Krishna Kant Jha said... -- | Wed, 13 Jun 2007 at 5:56 am

Population control does not mean killing any one. Question of killing arises only after a child is conceived. But population planning requires preventive measure. We know prevention is always better than cure.It is immoral to differentiate human being on the ground of sex, caste,race,region etc. We should believe in global family now. And, for the global prosperity population planning in coutries like India and China is essential.


Nic Samojluk said... United States | Sun, 10 Jun 2007 at 1:21 pm

Killing the most innocent and the most vulnerable members of the human race is despicable; but the Chinese are doing this because there are too many of them. What is much worse and more difficult to understand is what is happening in the West. In Russia, Italy, Japan, and the United States the birth rate is way below what is needed for a stable demographic situation. We are killing our own, and filling the deficit with legal and illegal immigrants from countries like Mexico, San Salvador and even Moslem countries. Is this policy beneficial for our countries future?


Christopher Canaris said... Australia | Thu, 7 Jun 2007 at 7:36 pm

I fear the principal reason we in the West do not object violently to China’s coercive family planning policies is that after all they are only Chinese. They are yellow, not white, and thus of lesser value. Much the same attitude informs our approach to family planning policies in India and Africa. Moreover, we fear the rising tide of the economic power that their purportedly soaring numbers will bring. Racism comes in many guises – altruistic concern for the woes of the toiling masses of the Third World would be its most pernicious form.

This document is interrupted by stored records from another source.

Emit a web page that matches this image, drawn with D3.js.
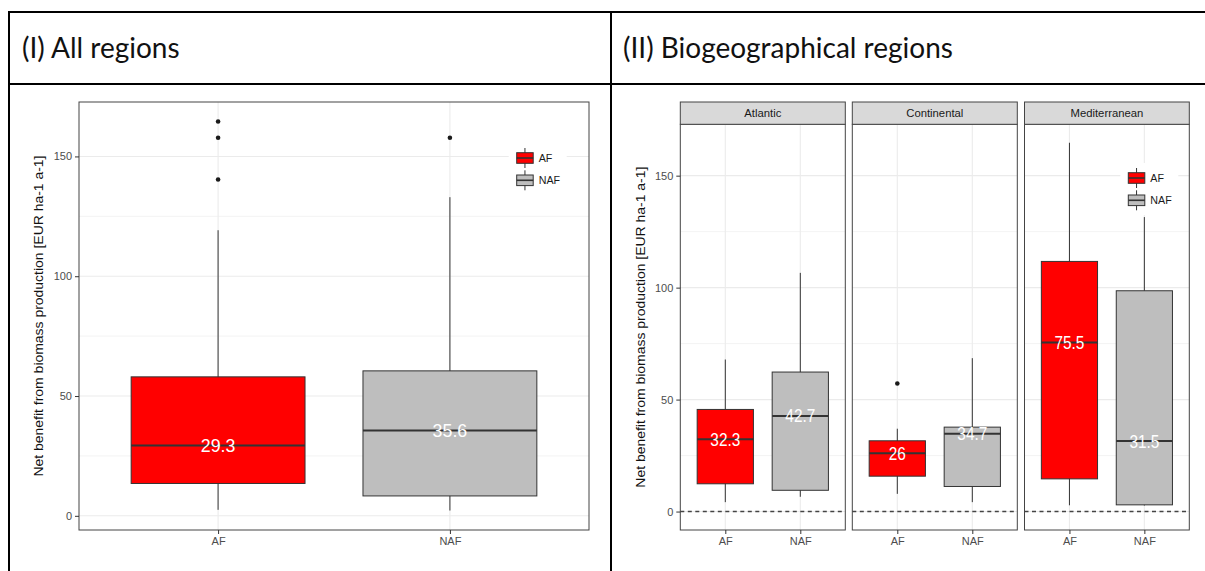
<!DOCTYPE html>
<html>
<head>
<meta charset="utf-8">
<script src="https://cdn.jsdelivr.net/npm/d3@7"></script>
<style>
  body { margin: 0; background: #fff; }
  svg { display: block; font-family: "Liberation Sans", Arial, sans-serif; }
</style>
</head>
<body>
<div id="chart"></div>
<script>
// ---------- data ----------
const groups = ['AF', 'NAF'];
const groupFill = ['#ff0000', '#bebebe'];
const regions = ['Atlantic', 'Continental', 'Mediterranean'];
const yTicks = [0, 50, 100, 150];
const yMinor = [25, 75, 125];

// box stats per group: [lower whisker, Q1, median, Q3, upper whisker]
const allStats = [[2.5, 13.5, 29.3, 58.0, 119.2], [2.2, 8.3, 35.6, 60.5, 133.0]];
const allOutliers = [[164.6, 157.8, 140.4], [157.8]];

const atlanticStats = [[4.2, 12.4, 32.3, 45.6, 67.9], [6.6, 9.5, 42.7, 62.3, 106.6]];
const continentalStats = [[7.9, 15.8, 26, 31.6, 37.0], [4.2, 11.2, 34.7, 37.7, 68.5]];
const mediterraneanStats = [[2.8, 14.6, 75.5, 111.7, 164.7], [2.7, 3.0, 31.5, 98.6, 131.5]];
const atlanticOutliers = [[], []];
const continentalOutliers = [[57.2], []];
const mediterraneanOutliers = [[], []];

(function () {
  const W = 1205, H = 571;
  const yTitle = 'Net benefit from biomass production [EUR ha-1 a-1]';

  const svg = d3.select('#chart').append('svg')
    .attr('width', W)
    .attr('height', H);

  // ---------- outer table ----------
  const frame = svg.append('g').attr('stroke', '#000').attr('stroke-width', 2);
  frame.append('line').attr('x1', 8).attr('x2', W).attr('y1', 12).attr('y2', 12);
  frame.append('line').attr('x1', 8).attr('x2', W).attr('y1', 84).attr('y2', 84);
  frame.append('line').attr('x1', 9).attr('x2', 9).attr('y1', 11).attr('y2', H);
  frame.append('line').attr('x1', 611).attr('x2', 611).attr('y1', 11).attr('y2', H);

  svg.append('text').attr('x', 22).attr('y', 58)
    .attr('font-family', 'Lato, "Open Sans", sans-serif').attr('font-size', 28)
    .attr('fill', '#111').text('(I) All regions');
  svg.append('text').attr('x', 623).attr('y', 58)
    .attr('font-family', 'Lato, "Open Sans", sans-serif').attr('font-size', 28)
    .attr('fill', '#111').text('(II) Biogeographical regions');

  // ggplot-style 5% expansion
  function paddedDomain(values) {
    const [lo, hi] = d3.extent(values);
    const pad = (hi - lo) * 0.05;
    return [lo - pad, hi + pad];
  }

  const regionStats = [atlanticStats, continentalStats, mediterraneanStats];
  const regionOutliers = [atlanticOutliers, continentalOutliers, mediterraneanOutliers];

  const yAll = d3.scaleLinear()
    .domain(paddedDomain([...allStats.flat(), ...allOutliers.flat()]))
    .range([530, 102]);
  // the dashed zero line is part of the scale in the faceted plot
  const yReg = d3.scaleLinear()
    .domain(paddedDomain([0, ...regionStats.flat(2), ...regionOutliers.flat(2)]))
    .range([530, 124.3]);

  // ---------- one facet ----------
  function drawFacet(g, x, y, stats, outliers, opt) {
    const [x0, x1] = x.range();
    const [yb, yt] = y.range();
    const bw = x.step() * 0.75;

    g.append('rect').attr('x', x0).attr('y', yt).attr('width', x1 - x0).attr('height', yb - yt)
      .attr('fill', '#fff');

    g.selectAll('.minor').data(yMinor).join('line').attr('class', 'minor')
      .attr('x1', x0).attr('x2', x1).attr('y1', d => y(d)).attr('y2', d => y(d))
      .attr('stroke', '#ebebeb').attr('stroke-width', 0.6);
    g.selectAll('.major').data(yTicks).join('line').attr('class', 'major')
      .attr('x1', x0).attr('x2', x1).attr('y1', d => y(d)).attr('y2', d => y(d))
      .attr('stroke', '#ebebeb').attr('stroke-width', 1.1);
    g.selectAll('.vgrid').data(groups).join('line').attr('class', 'vgrid')
      .attr('x1', d => x(d)).attr('x2', d => x(d)).attr('y1', yt).attr('y2', yb)
      .attr('stroke', '#ebebeb').attr('stroke-width', 1.1);

    if (opt.zeroLine) {
      g.append('line').attr('x1', x0).attr('x2', x1).attr('y1', y(0)).attr('y2', y(0))
        .attr('stroke', '#444').attr('stroke-width', 1.4).attr('stroke-dasharray', '4,3.5');
    }

    const box = g.selectAll('.box').data(groups).join('g').attr('class', 'box');
    box.append('line')
      .attr('x1', d => x(d)).attr('x2', d => x(d))
      .attr('y1', (d, i) => y(stats[i][0])).attr('y2', (d, i) => y(stats[i][4]))
      .attr('stroke', '#333').attr('stroke-width', 1);
    box.append('rect')
      .attr('x', d => x(d) - bw / 2).attr('width', bw)
      .attr('y', (d, i) => y(stats[i][3]))
      .attr('height', (d, i) => y(stats[i][1]) - y(stats[i][3]))
      .attr('fill', (d, i) => groupFill[i])
      .attr('stroke', '#333').attr('stroke-width', 1);
    box.append('line')
      .attr('x1', d => x(d) - bw / 2).attr('x2', d => x(d) + bw / 2)
      .attr('y1', (d, i) => y(stats[i][2])).attr('y2', (d, i) => y(stats[i][2]))
      .attr('stroke', '#333').attr('stroke-width', 2);
    box.selectAll('circle').data((d, i) => outliers[i].map(v => ({ g: d, v })))
      .join('circle')
      .attr('cx', d => x(d.g)).attr('cy', d => y(d.v)).attr('r', 2.3)
      .attr('fill', '#1a1a1a');

    // median labels (slightly stretched vertically in the source)
    box.append('text')
      .attr('transform', (d, i) => `translate(${x(d)},${y(stats[i][2])}) scale(1,${opt.stretch})`)
      .attr('text-anchor', 'middle').attr('dy', '0.36em')
      .attr('font-size', opt.labelSize).attr('fill', '#fff')
      .text((d, i) => String(stats[i][2]));

    g.append('rect').attr('x', x0).attr('y', yt).attr('width', x1 - x0).attr('height', yb - yt)
      .attr('fill', 'none').attr('stroke', '#444').attr('stroke-width', 1);

    // x axis
    const xa = g.append('g').attr('transform', `translate(0,${yb})`)
      .call(d3.axisBottom(x).tickSize(4).tickPadding(3));
    styleAxis(xa);

    if (opt.strip) {
      g.append('rect').attr('x', x0).attr('y', opt.strip[0])
        .attr('width', x1 - x0).attr('height', opt.strip[1] - opt.strip[0])
        .attr('fill', '#d9d9d9').attr('stroke', '#444').attr('stroke-width', 1);
      g.append('text').attr('x', (x0 + x1) / 2).attr('y', (opt.strip[0] + opt.strip[1]) / 2)
        .attr('dy', '0.35em').attr('text-anchor', 'middle')
        .attr('font-size', 11.3).attr('fill', '#1a1a1a').text(opt.stripText);
    }
  }

  function styleAxis(a) {
    a.select('.domain').remove();
    a.selectAll('.tick line').attr('stroke', '#333');
    a.selectAll('.tick text').attr('fill', '#4d4d4d').attr('font-size', 11)
      .attr('font-family', '"Liberation Sans", Arial, sans-serif');
  }

  function drawYAxis(g, x0, y, titleX) {
    const ya = g.append('g').attr('transform', `translate(${x0},0)`)
      .call(d3.axisLeft(y).tickValues(yTicks).tickSize(4).tickPadding(3));
    styleAxis(ya);
    const [yb, yt] = y.range();
    // the source stretches this title along its length
    g.append('text')
      .attr('transform', `translate(${titleX},${(yb + yt) / 2}) rotate(-90)`)
      .attr('text-anchor', 'middle').attr('dy', '0.35em')
      .attr('textLength', 321).attr('lengthAdjust', 'spacingAndGlyphs')
      .attr('font-size', 12.8).attr('fill', '#111').text(yTitle);
  }

  function drawLegend(g, lx, ly) {
    const pitch = 22.3, kw = 16.5;
    g.append('rect').attr('x', lx - 8).attr('y', ly - 15).attr('width', 58).attr('height', 52)
      .attr('fill', '#fff');
    const item = g.selectAll('.key').data(groups).join('g').attr('class', 'key')
      .attr('transform', (d, i) => `translate(${lx},${ly + i * pitch})`);
    item.append('line').attr('x1', kw / 2).attr('x2', kw / 2).attr('y1', -10).attr('y2', 10)
      .attr('stroke', '#333').attr('stroke-width', 1);
    item.append('rect').attr('x', 0).attr('y', -5.3).attr('width', kw).attr('height', 10.6)
      .attr('fill', (d, i) => groupFill[i]).attr('stroke', '#333').attr('stroke-width', 1);
    item.append('line').attr('x1', 0).attr('x2', kw).attr('y1', 0).attr('y2', 0)
      .attr('stroke', '#333').attr('stroke-width', 1.6);
    item.append('text').attr('x', kw + 5.5).attr('dy', '0.35em')
      .attr('font-size', 10.7).attr('fill', '#1a1a1a').text(d => d);
  }

  // ---------- (I) all regions ----------
  const left = svg.append('g');
  const xAll = d3.scalePoint().domain(groups).range([79, 589]).padding(0.6);
  drawFacet(left, xAll, yAll, allStats, allOutliers, { stretch: 1.07, labelSize: 17.8 });
  drawYAxis(left, 79, yAll, 38.5);
  drawLegend(left, 516.7, 158);

  // ---------- (II) biogeographical regions ----------
  const right = svg.append('g');
  const facetX = [[680.3, 845.3], [852.3, 1017.3], [1024.5, 1189.3]];
  regions.forEach((r, k) => {
    const fx = d3.scalePoint().domain(groups).range(facetX[k]).padding(0.6);
    drawFacet(right.append('g'), fx, yReg, regionStats[k], regionOutliers[k], {
      stretch: 1.18, labelSize: 15.4, zeroLine: true, strip: [102, 124.3], stripText: r
    });
  });
  drawYAxis(right, facetX[0][0], yReg, 641);
  drawLegend(right, 1128.3, 178);
})();
</script>
</body>
</html>
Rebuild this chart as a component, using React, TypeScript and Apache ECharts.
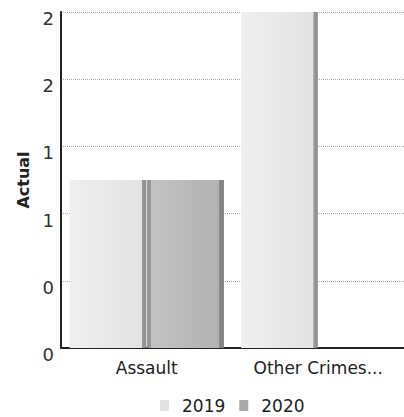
import React, { useEffect, useRef } from "react";
import * as echarts from "echarts";

const categories = ["Assault", "Other Crimes..."];
const series2019 = [1, 2];
const series2020 = [1, 0];
const yTicks = [0, 0.4, 0.8, 1.2, 1.6, 2.0];

type Stop = { offset: number; color: string };
function grad(stops: Stop[]) {
  return new echarts.graphic.LinearGradient(0, 0, 1, 0, stops);
}

export default function App() {
  const ref = useRef<HTMLDivElement>(null);
  useEffect(() => {
    if (!ref.current) return;
    const chart = echarts.init(ref.current, undefined, { renderer: "svg" });
    const font = "DejaVu Sans";
    chart.setOption({
      animation: false,
      backgroundColor: "#ffffff",
      textStyle: { fontFamily: font },
      grid: { left: 61, right: 0, top: 12, bottom: 69 },
      legend: {
        top: 392,
        left: 155,
        itemWidth: 9,
        itemHeight: 11,
        itemGap: 14,
        icon: "rect",
        textStyle: { fontFamily: font, fontSize: 17, color: "#222", padding: [0, 0, 0, 8] },
        data: [
          { name: "2019", itemStyle: { color: "#e2e2e2" } },
          { name: "2020", itemStyle: { color: "#a9a9a9" } },
        ],
      },
      xAxis: {
        type: "category",
        data: categories,
        axisLine: { lineStyle: { color: "#222", width: 2 } },
        axisTick: { show: false },
        axisLabel: { fontFamily: font, fontSize: 17, color: "#222", margin: 11, interval: 0 },
      },
      yAxis: {
        type: "value",
        min: yTicks[0],
        max: yTicks[yTicks.length - 1],
        interval: 0.4,
        name: "Actual",
        nameLocation: "middle",
        nameGap: 27,
        nameTextStyle: { fontFamily: font, fontSize: 16, fontWeight: "bold", color: "#222" },
        axisLine: { show: true, lineStyle: { color: "#222", width: 2 } },
        axisTick: { show: false },
        axisLabel: {
          fontFamily: font,
          fontSize: 18,
          color: "#333",
          margin: 7,
          verticalAlign: "top",
          lineHeight: 13,
          formatter: (v: number) => String(Math.round(v)),
        },
        splitLine: { lineStyle: { color: "#a8a8a8", type: "dotted", width: 1 } },
      },
      series: [
        {
          name: "2019",
          type: "bar",
          data: series2019,
          barGap: "1%",
          barCategoryGap: "10%",
          itemStyle: {
            color: grad([
              { offset: 0, color: "#efefef" },
              { offset: 0.94, color: "#e3e3e3" },
              { offset: 0.945, color: "#9a9a9a" },
              { offset: 1, color: "#8e8e8e" },
            ]),
          },
        },
        {
          name: "2020",
          type: "bar",
          data: series2020,
          itemStyle: {
            color: grad([
              { offset: 0, color: "#8e8e8e" },
              { offset: 0.05, color: "#999999" },
              { offset: 0.055, color: "#c2c2c2" },
              { offset: 0.93, color: "#b2b2b2" },
              { offset: 0.935, color: "#8a8a8a" },
              { offset: 1, color: "#808080" },
            ]),
          },
        },
      ],
    });
    return () => chart.dispose();
  }, []);
  return (
    <div
      ref={ref}
      style={{ position: "absolute", left: 0, top: 0, width: 404, height: 417 }}
    />
  );
}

Nic Samojluk said... -- | Mon, 4 Jun 2007 at 11:35 am

I am not opposed to population control, but controlling population by killing the unborn is a morally debased system.We are not animals, but rather human being with morals to go by. Taking the lives of a group of innocent human beings in order to enrich others is not acceptable in my book. There are many alternatives of controlling the population without shedding the blood of the innocents.